The initrd ramdisk code has some drivers in it so it can handle the hard disk and some others. The /etc/init.d scripts load some drivers for the network basics and other kernel basic functionality. The startup scripts also execute and scripts called /etc/sysconfig/modules/*.modules and that is where you should add generic driver load commands (see below). As a special case *IF* you use the system-config-network RedHat system then when you execute "ifup eth0" (executed when you start at boot) then the driver for eth0 (see alias in /etc/modprobe.conf) is modprobe'd from the network-functions script. Normally eth0 is aliased to the real driver name in /etc/modprobe.conf .
To find which driver to load, you or anaconda must figure this out. You hunt through the kernel source code or google.com/linux ! Then YOU try to load the driver and see what "dmesg" or "ifconfig -a" reports as a result.
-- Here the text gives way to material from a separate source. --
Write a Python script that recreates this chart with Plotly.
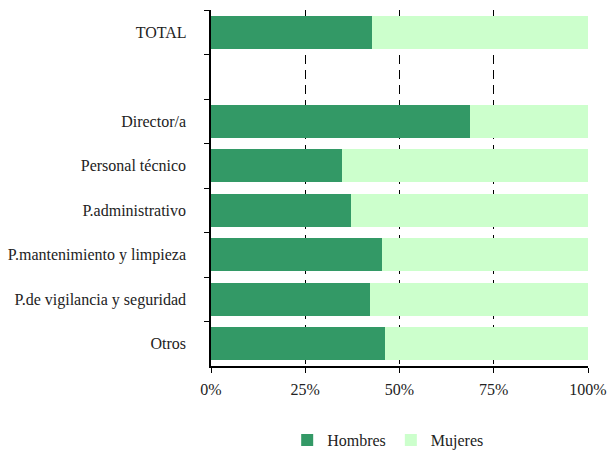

It doesn't hurt to load a driver that isn't used, just try it.
Looking closer at your problem I see that your PCI Vend/part code should be
10d9 Macronix, Inc. [MXIC]
0531 MX987x5
(see /usr/share/hwdata/pci.ids)
And in the kernel source we have:
linux.../drivers/net/tulip/tulip_core.c:
{ 0x10d9, 0x0531, PCI_ANY_ID, PCI_ANY_ID, 0, 0, MX98715 },
So I guess it's the tulip driver not the ne2k-pci.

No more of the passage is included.